The Eley quick disconnects that everyone has been recommending do require a valve, as they don’t have built-in valves.
I figured I’d equip one of their valves on the end of their hose, and then equip 2 accessories with quick connect fittings – their sprayer I bought for testing and also a watering wand. I ordered a 12′ leader hose on top of the 6′ it comes with. I can’t find my Flexzilla leader hose that I bought and found incompatible with my reel. Either that short Flexzilla or the 6′ polyurethane hose will be equipped with an Eley disconnect on one end and Gardena or Hozelock coupler on the other, so that I can use the same system with Gardena/Hozelock accessories that come with built-in (and seemingly non-user-replaceable) quick-connect fittings.
I’ve used polyurethane air hoses before, and they’re stiffer than silicone, vinyl, and other typical hose materials, and so it might be interesting to see how things compare – hence the idea to use a Flexzilla hose section as a “whip hose” if I could find it.
I slipped in the mud 3 times today, going back and forth to the spigot at different times. The area was still very wet from yesterday, and more water was added today from continued leaks. I think the Suncast does a decent job for the money, but it seems that spending more does provide immediate benefits, proven by the 2-year-old Flexzilla hose attaching to the spigot without a drop of water being spilled.

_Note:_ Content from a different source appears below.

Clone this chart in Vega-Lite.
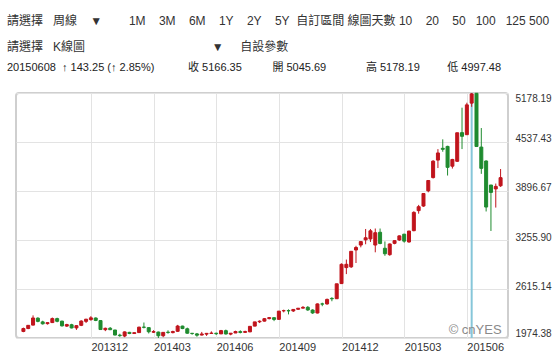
{
  "$schema": "https://vega.github.io/schema/vega-lite/v6.json",
  "width": 492,
  "height": 245,
  "autosize": "none",
  "padding": {"left": 16, "top": 93, "right": 46, "bottom": 22},
  "background": "white",
  "config": {
    "view": {"stroke": "#cfcfcf", "strokeWidth": 2, "cornerRadius": 3},
    "font": "Liberation Sans"
  },
  "title": {
    "text": [
      "請選擇\u00a0\u00a0\u00a0周線\u00a0\u00a0\u00a0\u00a0▼\u00a0\u00a0\u00a0\u00a0\u00a0\u00a0\u00a0\u00a01M\u00a0\u00a0\u00a0\u00a03M\u00a0\u00a0\u00a0\u00a06M\u00a0\u00a0\u00a0\u00a01Y\u00a0\u00a0\u00a0\u00a02Y\u00a0\u00a0\u00a0\u00a05Y\u00a0\u00a0自訂區間\u00a0線圖天數\u00a010\u00a0\u00a0\u00a0\u00a020\u00a0\u00a0\u00a0\u00a050\u00a0\u00a0\u00a0100\u00a0\u00a0\u00a0125\u00a0500",
      "請選擇\u00a0\u00a0\u00a0K線圖\u00a0\u00a0\u00a0\u00a0\u00a0\u00a0\u00a0\u00a0\u00a0\u00a0\u00a0\u00a0\u00a0\u00a0\u00a0\u00a0\u00a0\u00a0\u00a0\u00a0\u00a0\u00a0\u00a0\u00a0\u00a0\u00a0\u00a0\u00a0\u00a0\u00a0\u00a0\u00a0\u00a0\u00a0\u00a0\u00a0\u00a0\u00a0▼\u00a0\u00a0\u00a0\u00a0\u00a0自設參數"
    ],
    "subtitle": "20150608\u00a0\u00a0↑ 143.25 (↑ 2.85%)\u00a0\u00a0\u00a0\u00a0\u00a0\u00a0\u00a0\u00a0\u00a0\u00a0\u00a0收 5166.35\u00a0\u00a0\u00a0\u00a0\u00a0\u00a0\u00a0\u00a0\u00a0\u00a0開 5045.69\u00a0\u00a0\u00a0\u00a0\u00a0\u00a0\u00a0\u00a0\u00a0\u00a0\u00a0\u00a0\u00a0高 5178.19\u00a0\u00a0\u00a0\u00a0\u00a0\u00a0\u00a0\u00a0\u00a0低 4997.48",
    "anchor": "start",
    "frame": "group",
    "dx": -9,
    "offset": 18,
    "font": "Liberation Sans, Noto Sans CJK TC",
    "fontSize": 12,
    "fontWeight": "normal",
    "color": "#333333",
    "lineHeight": 26,
    "subtitleFont": "Liberation Sans, Noto Sans CJK TC",
    "subtitleFontSize": 11,
    "subtitleColor": "#222222",
    "subtitlePadding": 8
  },
  "data": {
    "values": [
      {"d": "2013-08-26", "o": 2060, "h": 2110, "l": 2050, "c": 2098},
      {"d": "2013-09-02", "o": 2098, "h": 2142, "l": 2090, "c": 2140},
      {"d": "2013-09-09", "o": 2143, "h": 2270, "l": 2140, "c": 2236},
      {"d": "2013-09-16", "o": 2234, "h": 2245, "l": 2180, "c": 2192},
      {"d": "2013-09-23", "o": 2185, "h": 2200, "l": 2150, "c": 2160},
      {"d": "2013-09-30", "o": 2162, "h": 2178, "l": 2150, "c": 2175},
      {"d": "2013-10-07", "o": 2176, "h": 2242, "l": 2170, "c": 2228},
      {"d": "2013-10-14", "o": 2228, "h": 2240, "l": 2180, "c": 2193},
      {"d": "2013-10-21", "o": 2195, "h": 2200, "l": 2125, "c": 2133},
      {"d": "2013-10-28", "o": 2130, "h": 2160, "l": 2120, "c": 2150},
      {"d": "2013-11-04", "o": 2148, "h": 2160, "l": 2100, "c": 2106},
      {"d": "2013-11-11", "o": 2106, "h": 2140, "l": 2080, "c": 2136},
      {"d": "2013-11-18", "o": 2140, "h": 2206, "l": 2130, "c": 2196},
      {"d": "2013-11-25", "o": 2192, "h": 2225, "l": 2170, "c": 2220},
      {"d": "2013-12-02", "o": 2215, "h": 2260, "l": 2200, "c": 2238},
      {"d": "2013-12-09", "o": 2236, "h": 2243, "l": 2195, "c": 2204},
      {"d": "2013-12-16", "o": 2202, "h": 2205, "l": 2080, "c": 2085},
      {"d": "2013-12-23", "o": 2083, "h": 2110, "l": 2064, "c": 2101},
      {"d": "2013-12-30", "o": 2102, "h": 2118, "l": 2078, "c": 2083},
      {"d": "2014-01-06", "o": 2079, "h": 2080, "l": 2010, "c": 2013},
      {"d": "2014-01-13", "o": 2012, "h": 2030, "l": 1990, "c": 2005},
      {"d": "2014-01-20", "o": 2000, "h": 2060, "l": 1985, "c": 2054},
      {"d": "2014-01-27", "o": 2048, "h": 2055, "l": 2025, "c": 2033},
      {"d": "2014-02-03", "o": 2033, "h": 2046, "l": 2032, "c": 2044},
      {"d": "2014-02-10", "o": 2045, "h": 2122, "l": 2045, "c": 2116},
      {"d": "2014-02-17", "o": 2117, "h": 2177, "l": 2100, "c": 2114},
      {"d": "2014-02-24", "o": 2110, "h": 2113, "l": 2034, "c": 2056},
      {"d": "2014-03-03", "o": 2050, "h": 2077, "l": 2040, "c": 2058},
      {"d": "2014-03-10", "o": 2052, "h": 2058, "l": 1974.38, "c": 2004},
      {"d": "2014-03-17", "o": 2004, "h": 2052, "l": 1985, "c": 2048},
      {"d": "2014-03-24", "o": 2050, "h": 2075, "l": 2030, "c": 2047},
      {"d": "2014-03-31", "o": 2045, "h": 2070, "l": 2035, "c": 2059},
      {"d": "2014-04-07", "o": 2062, "h": 2146, "l": 2055, "c": 2131},
      {"d": "2014-04-14", "o": 2130, "h": 2135, "l": 2090, "c": 2098},
      {"d": "2014-04-21", "o": 2095, "h": 2110, "l": 2030, "c": 2037},
      {"d": "2014-04-28", "o": 2036, "h": 2040, "l": 2017, "c": 2033},
      {"d": "2014-05-05", "o": 2028, "h": 2040, "l": 1991, "c": 2011},
      {"d": "2014-05-12", "o": 2013, "h": 2054, "l": 2008, "c": 2027},
      {"d": "2014-05-19", "o": 2025, "h": 2040, "l": 2002, "c": 2035},
      {"d": "2014-05-26", "o": 2034, "h": 2061, "l": 2027, "c": 2039},
      {"d": "2014-06-02", "o": 2037, "h": 2043, "l": 2014, "c": 2030},
      {"d": "2014-06-09", "o": 2028, "h": 2080, "l": 2027, "c": 2071},
      {"d": "2014-06-16", "o": 2070, "h": 2084, "l": 2020, "c": 2027},
      {"d": "2014-06-23", "o": 2025, "h": 2040, "l": 2010, "c": 2037},
      {"d": "2014-06-30", "o": 2040, "h": 2070, "l": 2038, "c": 2059},
      {"d": "2014-07-07", "o": 2058, "h": 2075, "l": 2035, "c": 2047},
      {"d": "2014-07-14", "o": 2048, "h": 2070, "l": 2040, "c": 2059},
      {"d": "2014-07-21", "o": 2055, "h": 2130, "l": 2050, "c": 2127},
      {"d": "2014-07-28", "o": 2130, "h": 2185, "l": 2128, "c": 2185},
      {"d": "2014-08-04", "o": 2186, "h": 2205, "l": 2170, "c": 2194},
      {"d": "2014-08-11", "o": 2195, "h": 2235, "l": 2190, "c": 2227},
      {"d": "2014-08-18", "o": 2228, "h": 2249, "l": 2218, "c": 2241},
      {"d": "2014-08-25", "o": 2240, "h": 2245, "l": 2195, "c": 2217},
      {"d": "2014-09-01", "o": 2218, "h": 2327, "l": 2215, "c": 2326},
      {"d": "2014-09-08", "o": 2330, "h": 2345, "l": 2310, "c": 2332},
      {"d": "2014-09-15", "o": 2333, "h": 2349, "l": 2283, "c": 2329},
      {"d": "2014-09-22", "o": 2328, "h": 2352, "l": 2315, "c": 2348},
      {"d": "2014-09-29", "o": 2350, "h": 2365, "l": 2345, "c": 2364},
      {"d": "2014-10-06", "o": 2365, "h": 2392, "l": 2360, "c": 2375},
      {"d": "2014-10-13", "o": 2376, "h": 2391, "l": 2330, "c": 2341},
      {"d": "2014-10-20", "o": 2340, "h": 2350, "l": 2290, "c": 2302},
      {"d": "2014-10-27", "o": 2301, "h": 2426, "l": 2296, "c": 2420},
      {"d": "2014-11-03", "o": 2420, "h": 2436, "l": 2390, "c": 2418},
      {"d": "2014-11-10", "o": 2420, "h": 2490, "l": 2410, "c": 2479},
      {"d": "2014-11-17", "o": 2492, "h": 2508, "l": 2455, "c": 2487},
      {"d": "2014-11-24", "o": 2488, "h": 2683, "l": 2485, "c": 2683},
      {"d": "2014-12-01", "o": 2686, "h": 2950, "l": 2680, "c": 2938},
      {"d": "2014-12-08", "o": 2895, "h": 3000, "l": 2810, "c": 2938},
      {"d": "2014-12-15", "o": 2905, "h": 3110, "l": 2890, "c": 3108},
      {"d": "2014-12-22", "o": 3125, "h": 3180, "l": 2955, "c": 3158},
      {"d": "2014-12-29", "o": 3190, "h": 3240, "l": 3160, "c": 3235},
      {"d": "2015-01-05", "o": 3258, "h": 3400, "l": 3200, "c": 3285},
      {"d": "2015-01-12", "o": 3270, "h": 3400, "l": 3230, "c": 3376},
      {"d": "2015-01-19", "o": 3190, "h": 3406, "l": 3095, "c": 3351},
      {"d": "2015-01-26", "o": 3357, "h": 3406, "l": 3200, "c": 3210},
      {"d": "2015-02-02", "o": 3148, "h": 3237, "l": 3049, "c": 3076},
      {"d": "2015-02-09", "o": 3064, "h": 3210, "l": 3050, "c": 3204},
      {"d": "2015-02-16", "o": 3212, "h": 3250, "l": 3200, "c": 3247},
      {"d": "2015-02-23", "o": 3256, "h": 3315, "l": 3245, "c": 3310},
      {"d": "2015-03-02", "o": 3332, "h": 3336, "l": 3221, "c": 3241},
      {"d": "2015-03-09", "o": 3230, "h": 3375, "l": 3220, "c": 3373},
      {"d": "2015-03-16", "o": 3378, "h": 3632, "l": 3370, "c": 3617},
      {"d": "2015-03-23", "o": 3640, "h": 3715, "l": 3600, "c": 3691},
      {"d": "2015-03-30", "o": 3700, "h": 3866, "l": 3690, "c": 3864},
      {"d": "2015-04-06", "o": 3899, "h": 4040, "l": 3880, "c": 4034},
      {"d": "2015-04-13", "o": 4072, "h": 4300, "l": 4060, "c": 4287},
      {"d": "2015-04-20", "o": 4301, "h": 4444, "l": 4197, "c": 4394},
      {"d": "2015-04-27", "o": 4455, "h": 4572, "l": 4410, "c": 4442},
      {"d": "2015-05-04", "o": 4480, "h": 4488, "l": 4099, "c": 4206},
      {"d": "2015-05-11", "o": 4221, "h": 4317, "l": 4190, "c": 4309},
      {"d": "2015-05-18", "o": 4285, "h": 4658, "l": 4278, "c": 4658},
      {"d": "2015-05-25", "o": 4660, "h": 4986, "l": 4445, "c": 4612},
      {"d": "2015-06-01", "o": 4633, "h": 5051, "l": 4633, "c": 5023},
      {"d": "2015-06-08", "o": 5045.69, "h": 5178.19, "l": 4997.48, "c": 5166.35},
      {"d": "2015-06-15", "o": 5174.42, "h": 5176.79, "l": 4476.5, "c": 4478.36},
      {"d": "2015-06-22", "o": 4471, "h": 4720, "l": 4121, "c": 4193},
      {"d": "2015-06-29", "o": 4289, "h": 4297, "l": 3629, "c": 3687},
      {"d": "2015-07-06", "o": 3975, "h": 3975, "l": 3374, "c": 3878},
      {"d": "2015-07-13", "o": 3924, "h": 3994, "l": 3680, "c": 3957},
      {"d": "2015-07-20", "o": 3965, "h": 4184, "l": 3950, "c": 4071}
    ]
  },
  "encoding": {
    "x": {
      "field": "d",
      "type": "temporal",
      "scale": {"type": "utc", "domain": [1377172800000, 1437652800000]},
      "axis": {
        "title": null,
        "values": [
          {"year": 2013, "month": 12, "date": 2, "utc": true},
          {"year": 2014, "month": 3, "date": 3, "utc": true},
          {"year": 2014, "month": 6, "date": 2, "utc": true},
          {"year": 2014, "month": 9, "date": 1, "utc": true},
          {"year": 2014, "month": 12, "date": 1, "utc": true},
          {"year": 2015, "month": 3, "date": 2, "utc": true},
          {"year": 2015, "month": 6, "date": 1, "utc": true}
        ],
        "labelExpr": "utcFormat(datum.value, '%Y%m')",
        "labelAlign": "left",
        "labelBaseline": "top",
        "labelPadding": 3,
        "labelFontSize": 11,
        "labelColor": "#333333",
        "labelFlush": false,
        "labelOverlap": false,
        "labelBound": false,
        "ticks": false,
        "tickSize": 0,
        "domain": false,
        "gridColor": "#e3e3e3",
        "gridWidth": 1
      }
    }
  },
  "layer": [
    {
      "data": {"values": [{"d": "2015-06-08"}]},
      "mark": {"type": "rule", "color": "#86c6d9", "strokeWidth": 2},
      "encoding": {}
    },
    {
      "mark": {"type": "rule", "strokeWidth": 1},
      "encoding": {
        "y": {
          "field": "l",
          "type": "quantitative",
          "scale": {"domain": [1974.38, 5178.19], "nice": false, "zero": false},
          "axis": {
            "orient": "right",
            "title": null,
            "values": [1974.38, 2294.761, 2615.14, 2935.521, 3255.9, 3576.281, 3896.67, 4217.05, 4537.43, 4857.81, 5178.19],
            "labelExpr": "indexof([1974.38, 2615.14, 3255.9, 3896.67, 4537.43, 5178.19], datum.value) >= 0 ? format(datum.value, '.2f') : ''",
            "labelPadding": 7,
            "labelFontSize": 10,
            "labelColor": "#333333",
            "labelBaseline": {"condition": {"test": "datum.value > 5000", "value": "top"}, "value": "alphabetic"},
            "labelOffset": {"condition": {"test": "datum.value < 2000", "value": -2}, "value": 0},
            "labelFlush": false,
            "labelOverlap": false,
            "labelBound": false,
            "ticks": false,
            "tickSize": 0,
            "domain": false,
            "gridColor": "#e3e3e3",
            "gridWidth": 1
          }
        },
        "y2": {"field": "h"},
        "color": {"condition": {"test": "datum.c >= datum.o", "value": "#c0141c"}, "value": "#1f8b2f"}
      }
    },
    {
      "mark": {"type": "bar", "width": 3, "strokeWidth": 1},
      "encoding": {
        "y": {"field": "o", "type": "quantitative", "title": null},
        "y2": {"field": "c"},
        "color": {"condition": {"test": "datum.c >= datum.o", "value": "#c0141c"}, "value": "#1f8b2f"},
        "stroke": {"condition": {"test": "datum.c >= datum.o", "value": "#c0141c"}, "value": "#1f8b2f"}
      }
    },
    {
      "transform": [{"filter": "time(datum.d) == 1437350400000"}],
      "mark": {"type": "text", "align": "right", "baseline": "bottom", "dy": -1, "dx": 1, "fontSize": 13, "fill": "#8a8a8a", "font": "Liberation Sans"},
      "encoding": {
        "y": {"datum": 1974.38, "type": "quantitative"},
        "text": {"value": "© cnYES"}
      }
    }
  ]
}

I’ve seen user reviews about Gardena quick connects breaking, and wonder if those users struggled with making connections under pressure. It felt too easy to force things at an angle, and that it perhaps wouldn’t take much to break the plastic.
I’m hesitant about these posts, but figure that 1) a lot of readers are years ahead of me with respect to relevant experience, and might be willing to share their sentiments, and 2) those with similar or less experience might learn the same lessons in an easier way than I have been.
david
I’ve used Gardena connectors for years, as well as the similar Melnor connectors, I use this same method to relieve the pressure by opening the flow on the attachment for just a split second and don’t have any issues. Gardena also makes an end connector with water stop that has a twist to lock feature, I can get this one on and off without opening the flow, but you do need to lock it a it also disconnects with less pressure as well, I highly recommend that connector.
firefly
I have resort to this method before. It is still a pain and likely to squirt water everywhere but it certainly does help. Beside using the aquor system I found that using a shutoff valve close to the quick connect, like many other have commented, is a much easier way to connect/disconnect.
Peter
Like others have said, the house pressure regulator is considered a wear and tear item.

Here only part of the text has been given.